▶ **EXERCISE PROMPT**: Starting with the first line of the listing, quote each line exactly until and including the one with "insulin_ticks = [0, 2, 4, 6, 8]", leaving pictures out.

begin SOURCE EXCERPT

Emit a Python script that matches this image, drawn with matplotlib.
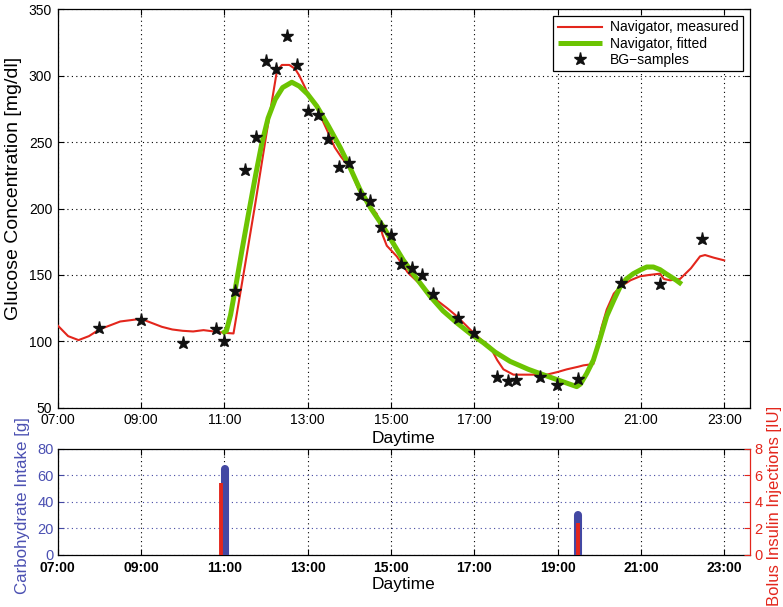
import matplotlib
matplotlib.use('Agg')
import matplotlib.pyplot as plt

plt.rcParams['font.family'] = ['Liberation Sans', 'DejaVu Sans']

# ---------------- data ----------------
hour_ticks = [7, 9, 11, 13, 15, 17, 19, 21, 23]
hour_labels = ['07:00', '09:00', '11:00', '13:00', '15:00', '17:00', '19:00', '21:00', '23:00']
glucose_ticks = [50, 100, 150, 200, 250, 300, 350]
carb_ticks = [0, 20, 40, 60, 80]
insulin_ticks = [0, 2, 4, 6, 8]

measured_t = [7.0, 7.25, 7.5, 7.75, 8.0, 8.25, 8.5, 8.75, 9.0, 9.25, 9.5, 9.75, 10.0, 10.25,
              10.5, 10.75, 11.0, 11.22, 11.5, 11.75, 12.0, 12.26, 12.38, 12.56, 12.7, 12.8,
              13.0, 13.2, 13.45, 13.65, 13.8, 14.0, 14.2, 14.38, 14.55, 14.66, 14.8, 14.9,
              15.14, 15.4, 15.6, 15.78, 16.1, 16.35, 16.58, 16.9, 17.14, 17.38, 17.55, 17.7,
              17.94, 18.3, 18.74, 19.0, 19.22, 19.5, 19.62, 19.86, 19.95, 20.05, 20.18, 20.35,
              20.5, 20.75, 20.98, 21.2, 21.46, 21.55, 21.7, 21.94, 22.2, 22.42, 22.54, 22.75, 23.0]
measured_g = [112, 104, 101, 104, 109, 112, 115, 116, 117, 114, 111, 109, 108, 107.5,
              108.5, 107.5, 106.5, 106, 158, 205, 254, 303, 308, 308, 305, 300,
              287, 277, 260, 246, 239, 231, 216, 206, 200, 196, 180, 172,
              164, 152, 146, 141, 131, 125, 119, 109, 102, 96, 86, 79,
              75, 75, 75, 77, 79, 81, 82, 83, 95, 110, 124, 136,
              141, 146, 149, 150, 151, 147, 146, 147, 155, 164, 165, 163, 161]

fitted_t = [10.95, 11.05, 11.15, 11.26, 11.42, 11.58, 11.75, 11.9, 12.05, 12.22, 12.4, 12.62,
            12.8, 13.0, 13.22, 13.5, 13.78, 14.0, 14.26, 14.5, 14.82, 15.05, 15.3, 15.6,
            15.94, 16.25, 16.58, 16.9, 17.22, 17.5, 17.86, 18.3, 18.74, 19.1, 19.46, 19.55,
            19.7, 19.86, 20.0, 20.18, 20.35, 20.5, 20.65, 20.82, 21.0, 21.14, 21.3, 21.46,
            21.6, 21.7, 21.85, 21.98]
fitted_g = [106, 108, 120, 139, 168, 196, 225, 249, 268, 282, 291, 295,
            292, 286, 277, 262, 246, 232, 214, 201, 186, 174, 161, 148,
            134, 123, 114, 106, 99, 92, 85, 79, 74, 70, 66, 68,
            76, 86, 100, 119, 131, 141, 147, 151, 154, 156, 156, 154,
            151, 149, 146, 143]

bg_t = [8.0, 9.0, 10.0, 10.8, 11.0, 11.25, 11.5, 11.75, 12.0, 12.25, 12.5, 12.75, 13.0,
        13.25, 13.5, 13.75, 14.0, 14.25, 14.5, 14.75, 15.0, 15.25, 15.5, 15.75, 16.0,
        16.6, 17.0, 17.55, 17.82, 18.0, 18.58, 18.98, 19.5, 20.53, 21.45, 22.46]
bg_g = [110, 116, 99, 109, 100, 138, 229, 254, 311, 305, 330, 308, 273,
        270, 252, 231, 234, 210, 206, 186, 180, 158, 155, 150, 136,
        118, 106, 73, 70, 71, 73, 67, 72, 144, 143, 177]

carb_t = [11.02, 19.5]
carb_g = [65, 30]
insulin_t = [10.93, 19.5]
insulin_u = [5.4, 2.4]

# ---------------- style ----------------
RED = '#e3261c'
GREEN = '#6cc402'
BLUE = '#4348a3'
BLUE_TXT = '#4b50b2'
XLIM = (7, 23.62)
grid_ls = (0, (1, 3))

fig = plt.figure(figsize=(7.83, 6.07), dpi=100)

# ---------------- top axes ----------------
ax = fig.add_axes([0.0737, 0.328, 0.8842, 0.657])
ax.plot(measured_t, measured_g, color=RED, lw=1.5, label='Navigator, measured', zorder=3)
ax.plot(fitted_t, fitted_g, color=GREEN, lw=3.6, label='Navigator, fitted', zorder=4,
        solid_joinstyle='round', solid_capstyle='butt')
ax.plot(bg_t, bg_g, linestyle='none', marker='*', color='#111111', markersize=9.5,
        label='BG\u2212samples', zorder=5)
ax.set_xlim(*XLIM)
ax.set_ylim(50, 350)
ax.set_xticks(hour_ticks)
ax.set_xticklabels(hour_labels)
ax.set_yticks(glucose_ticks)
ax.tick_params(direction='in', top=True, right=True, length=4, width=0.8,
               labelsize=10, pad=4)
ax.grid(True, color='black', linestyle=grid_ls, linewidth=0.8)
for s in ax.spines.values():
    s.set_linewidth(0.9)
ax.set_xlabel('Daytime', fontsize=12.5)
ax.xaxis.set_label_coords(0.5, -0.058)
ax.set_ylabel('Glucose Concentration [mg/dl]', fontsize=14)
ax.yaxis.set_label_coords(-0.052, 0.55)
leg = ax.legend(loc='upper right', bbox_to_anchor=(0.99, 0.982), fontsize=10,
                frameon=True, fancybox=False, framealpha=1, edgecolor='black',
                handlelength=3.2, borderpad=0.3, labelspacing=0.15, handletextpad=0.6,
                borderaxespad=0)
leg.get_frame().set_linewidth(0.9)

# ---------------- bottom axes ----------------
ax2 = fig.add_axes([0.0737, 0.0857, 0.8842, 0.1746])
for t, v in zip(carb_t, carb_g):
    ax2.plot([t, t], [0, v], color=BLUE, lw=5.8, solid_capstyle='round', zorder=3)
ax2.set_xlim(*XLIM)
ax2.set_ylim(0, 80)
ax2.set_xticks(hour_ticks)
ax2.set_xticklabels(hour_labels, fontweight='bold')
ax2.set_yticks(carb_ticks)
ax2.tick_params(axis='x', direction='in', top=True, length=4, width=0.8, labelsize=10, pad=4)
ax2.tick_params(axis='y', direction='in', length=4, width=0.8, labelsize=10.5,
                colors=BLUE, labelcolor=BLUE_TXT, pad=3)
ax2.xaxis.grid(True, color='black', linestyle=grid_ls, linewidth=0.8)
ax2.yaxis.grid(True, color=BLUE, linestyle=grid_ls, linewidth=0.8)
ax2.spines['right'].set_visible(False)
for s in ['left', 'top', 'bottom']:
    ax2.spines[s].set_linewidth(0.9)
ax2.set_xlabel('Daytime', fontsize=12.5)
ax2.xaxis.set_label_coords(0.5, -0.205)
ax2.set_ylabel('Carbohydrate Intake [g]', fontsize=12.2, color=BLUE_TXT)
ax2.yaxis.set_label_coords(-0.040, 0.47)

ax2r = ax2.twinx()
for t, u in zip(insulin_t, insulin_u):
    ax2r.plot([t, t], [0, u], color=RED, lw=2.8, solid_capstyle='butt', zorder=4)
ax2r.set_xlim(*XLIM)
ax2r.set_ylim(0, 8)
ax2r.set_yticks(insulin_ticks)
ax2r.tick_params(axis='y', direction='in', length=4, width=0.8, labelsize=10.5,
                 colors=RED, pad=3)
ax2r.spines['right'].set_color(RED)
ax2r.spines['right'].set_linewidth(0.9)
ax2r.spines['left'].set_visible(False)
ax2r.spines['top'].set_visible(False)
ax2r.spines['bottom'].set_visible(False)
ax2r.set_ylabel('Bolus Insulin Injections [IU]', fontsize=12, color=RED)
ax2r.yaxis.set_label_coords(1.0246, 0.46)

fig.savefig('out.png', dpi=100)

end SOURCE EXCERPT

▶ **REPLY TO THE EXERCISE**:
Emit a Python script that matches this image, drawn with matplotlib.
import matplotlib
matplotlib.use('Agg')
import matplotlib.pyplot as plt

plt.rcParams['font.family'] = ['Liberation Sans', 'DejaVu Sans']

# ---------------- data ----------------
hour_ticks = [7, 9, 11, 13, 15, 17, 19, 21, 23]
hour_labels = ['07:00', '09:00', '11:00', '13:00', '15:00', '17:00', '19:00', '21:00', '23:00']
glucose_ticks = [50, 100, 150, 200, 250, 300, 350]
carb_ticks = [0, 20, 40, 60, 80]
insulin_ticks = [0, 2, 4, 6, 8]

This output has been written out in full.